I gave a presentation to this year's California Health Journalism Fellows about useful ways to integrate social media into your reporting. (I gave a similar talk this summer to the Online Health Journalism Fellows and shared some of the tools I use in a post in Career GPS.) As always in these kinds of sessions, I learned something new about how to leverage my online networks to be a faster, better reporter.

We talked, of course, quite a bit about Facebook and Twitter as places to find, connect and keep up with sources. But we glossed over LinkedIn, a professional networking site that says it hosts over 135 million profiles and is adding more than two new members per second. It turns out LinkedIn has a lot to offer reporters who want to find sources and information about companies and organizations. It's a kind of Public Insight Network for the social media-savvy professional world.

If you are a professional journalist and have a LinkedIn profile, you are eligible to join the group LinkedIn for Journalists. The main perk of group membership is that you can attend then occasional phone conference training session that not only provides basic information about LinkedIn's features (which you may already be familiar with) but also makes you eligible for a free LinkedIn Pro upgrade for one year.

The moderator is Krista Canfield, a former journalist who is now a senior manager of corporate communications for LinkedIn. Canfield hosted one of these training sessions yesterday and offered some good advice on how to use both the free and paid features of LinkedIn.

"This isn't a place for you to connect with all of your fans. It's not the place to connect with people you don't know," she said. 

Canfield suggests you connect with sources you know, business development or executive spokespeople. If you're a freelancer, connect with your editors and clients. The magic number, Canfield said, is 50 connections because having this critical mass will open you up to a wider network of second- or third-degree contacts.

Once you have made connections on LinkedIn, some of its features could be very useful to you when you are on deadline or doing investigative work.

Advanced People Search

When you are logged in, click on "Advanced" next to the search bar on at the top right of your home page. From there, you can search for employees from a particular company and specify whether you are looking for current or past employees. For example, if you took a tip from Monday's Daily Briefing and want to find out more about The Global Fund to Fight AIDS, Tuberculosis and Malaria, enter "The Global Fund" in the company field. The search will return the names of people in your network as well as those who are two or three degrees away from your network. When you click on a profile, you'll see how you are connected to that person on the right.

If potential sources are not first-degree contacts, you can use your connections to get introduced or send messages through LinkedIn if you have a Pro account. Pro accounts also open up more specific search options such as experience level or job function. 
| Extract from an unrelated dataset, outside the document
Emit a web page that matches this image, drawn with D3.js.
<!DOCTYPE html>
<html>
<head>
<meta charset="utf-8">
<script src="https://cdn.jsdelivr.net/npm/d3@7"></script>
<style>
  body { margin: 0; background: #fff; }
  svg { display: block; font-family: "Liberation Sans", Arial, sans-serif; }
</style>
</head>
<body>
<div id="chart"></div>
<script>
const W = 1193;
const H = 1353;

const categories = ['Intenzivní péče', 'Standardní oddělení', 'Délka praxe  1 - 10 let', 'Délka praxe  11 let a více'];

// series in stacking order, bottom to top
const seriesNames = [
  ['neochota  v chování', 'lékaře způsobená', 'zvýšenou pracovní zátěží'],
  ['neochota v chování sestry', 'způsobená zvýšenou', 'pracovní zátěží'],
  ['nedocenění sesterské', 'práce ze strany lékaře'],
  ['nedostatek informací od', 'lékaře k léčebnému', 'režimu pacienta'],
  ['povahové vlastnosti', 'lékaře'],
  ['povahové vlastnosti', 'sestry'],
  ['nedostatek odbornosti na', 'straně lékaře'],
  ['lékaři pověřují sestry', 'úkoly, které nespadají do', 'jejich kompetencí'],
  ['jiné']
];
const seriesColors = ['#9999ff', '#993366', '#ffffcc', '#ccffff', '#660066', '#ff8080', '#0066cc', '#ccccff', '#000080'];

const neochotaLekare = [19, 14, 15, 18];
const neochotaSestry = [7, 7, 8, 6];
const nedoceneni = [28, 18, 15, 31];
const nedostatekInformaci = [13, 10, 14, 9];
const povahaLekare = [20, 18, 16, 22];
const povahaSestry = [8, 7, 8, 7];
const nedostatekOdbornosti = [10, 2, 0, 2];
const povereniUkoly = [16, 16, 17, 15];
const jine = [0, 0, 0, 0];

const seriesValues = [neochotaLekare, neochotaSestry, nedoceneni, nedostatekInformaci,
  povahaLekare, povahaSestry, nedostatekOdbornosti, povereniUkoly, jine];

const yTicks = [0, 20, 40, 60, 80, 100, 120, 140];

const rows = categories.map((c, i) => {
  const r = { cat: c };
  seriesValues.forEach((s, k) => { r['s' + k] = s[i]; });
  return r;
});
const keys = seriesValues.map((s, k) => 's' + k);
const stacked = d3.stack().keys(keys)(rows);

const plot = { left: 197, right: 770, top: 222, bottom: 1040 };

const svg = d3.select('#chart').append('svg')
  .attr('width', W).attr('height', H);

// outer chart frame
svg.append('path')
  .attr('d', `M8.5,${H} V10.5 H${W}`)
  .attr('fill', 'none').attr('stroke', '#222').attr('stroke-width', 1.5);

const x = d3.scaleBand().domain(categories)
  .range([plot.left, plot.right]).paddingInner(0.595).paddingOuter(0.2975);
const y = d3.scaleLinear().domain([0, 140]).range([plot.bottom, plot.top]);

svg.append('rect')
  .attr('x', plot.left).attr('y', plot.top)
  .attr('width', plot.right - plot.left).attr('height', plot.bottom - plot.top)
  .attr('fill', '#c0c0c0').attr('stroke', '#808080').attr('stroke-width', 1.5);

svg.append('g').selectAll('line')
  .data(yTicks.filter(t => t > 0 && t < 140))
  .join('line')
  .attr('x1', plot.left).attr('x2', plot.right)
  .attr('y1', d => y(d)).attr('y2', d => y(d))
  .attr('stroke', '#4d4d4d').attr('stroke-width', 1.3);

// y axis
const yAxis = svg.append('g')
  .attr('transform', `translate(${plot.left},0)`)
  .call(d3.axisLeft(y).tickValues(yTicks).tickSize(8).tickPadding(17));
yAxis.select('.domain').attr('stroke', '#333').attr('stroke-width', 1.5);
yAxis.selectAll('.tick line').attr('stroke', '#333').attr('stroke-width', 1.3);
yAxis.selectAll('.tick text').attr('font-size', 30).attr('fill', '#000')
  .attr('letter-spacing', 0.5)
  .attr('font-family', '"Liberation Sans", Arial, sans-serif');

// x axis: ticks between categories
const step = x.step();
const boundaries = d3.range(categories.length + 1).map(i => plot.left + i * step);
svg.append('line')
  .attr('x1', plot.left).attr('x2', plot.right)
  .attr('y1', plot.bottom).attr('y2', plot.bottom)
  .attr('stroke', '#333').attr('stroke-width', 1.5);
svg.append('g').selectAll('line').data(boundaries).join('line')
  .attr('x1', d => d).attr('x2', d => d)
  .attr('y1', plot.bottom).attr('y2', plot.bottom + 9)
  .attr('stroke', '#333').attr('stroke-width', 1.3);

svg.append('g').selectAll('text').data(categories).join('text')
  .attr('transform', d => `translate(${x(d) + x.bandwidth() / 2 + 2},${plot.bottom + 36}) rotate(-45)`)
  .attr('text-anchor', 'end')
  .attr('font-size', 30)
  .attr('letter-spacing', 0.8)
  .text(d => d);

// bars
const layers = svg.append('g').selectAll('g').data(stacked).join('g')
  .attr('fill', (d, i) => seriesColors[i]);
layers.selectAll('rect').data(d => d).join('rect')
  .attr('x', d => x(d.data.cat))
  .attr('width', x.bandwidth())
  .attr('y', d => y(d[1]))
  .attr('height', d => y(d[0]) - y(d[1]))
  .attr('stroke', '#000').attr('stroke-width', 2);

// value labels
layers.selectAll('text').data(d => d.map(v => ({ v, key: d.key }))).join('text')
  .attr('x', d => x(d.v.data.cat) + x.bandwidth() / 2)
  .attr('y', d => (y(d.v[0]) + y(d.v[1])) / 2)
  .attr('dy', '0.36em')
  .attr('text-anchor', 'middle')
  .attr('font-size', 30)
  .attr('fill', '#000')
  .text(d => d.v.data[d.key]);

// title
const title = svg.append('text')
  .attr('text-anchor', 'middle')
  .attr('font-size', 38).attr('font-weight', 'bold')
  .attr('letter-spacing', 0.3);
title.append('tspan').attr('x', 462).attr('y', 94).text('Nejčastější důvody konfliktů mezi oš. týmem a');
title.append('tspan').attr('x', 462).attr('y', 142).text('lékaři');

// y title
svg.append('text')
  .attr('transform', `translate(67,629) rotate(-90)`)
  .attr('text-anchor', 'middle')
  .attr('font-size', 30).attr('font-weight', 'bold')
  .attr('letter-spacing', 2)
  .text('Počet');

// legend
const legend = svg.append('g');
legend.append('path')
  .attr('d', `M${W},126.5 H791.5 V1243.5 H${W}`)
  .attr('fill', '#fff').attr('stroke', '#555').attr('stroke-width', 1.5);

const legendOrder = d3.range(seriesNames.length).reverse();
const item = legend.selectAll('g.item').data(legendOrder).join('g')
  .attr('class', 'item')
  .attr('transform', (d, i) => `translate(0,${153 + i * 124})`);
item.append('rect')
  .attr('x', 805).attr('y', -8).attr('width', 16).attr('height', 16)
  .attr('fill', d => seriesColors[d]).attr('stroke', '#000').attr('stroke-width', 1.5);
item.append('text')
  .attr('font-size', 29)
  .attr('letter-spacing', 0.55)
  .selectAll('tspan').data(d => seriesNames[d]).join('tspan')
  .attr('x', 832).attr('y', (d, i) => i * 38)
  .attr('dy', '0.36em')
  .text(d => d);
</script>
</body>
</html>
You can also use advanced search to find out how you are networked to the editor of a magazine you'd like to write for or a company you'd like to join. For freelancers, the site can help you find ways to network that are more effective than a cold call. 

Companies

LinkedIn also aggregates the information users provide in their profiles to create interesting company pages. When you search for a company, such as The Global Fund or Kaiser Permanente, you'll get a page that shows your connections to the company's employees and, on the right side, "insightful statistics" that can give you leads about what kinds of employees are being hired and thus where a company is headed. These are just leads and should help you ask better questions, not give you data suitable for publishing.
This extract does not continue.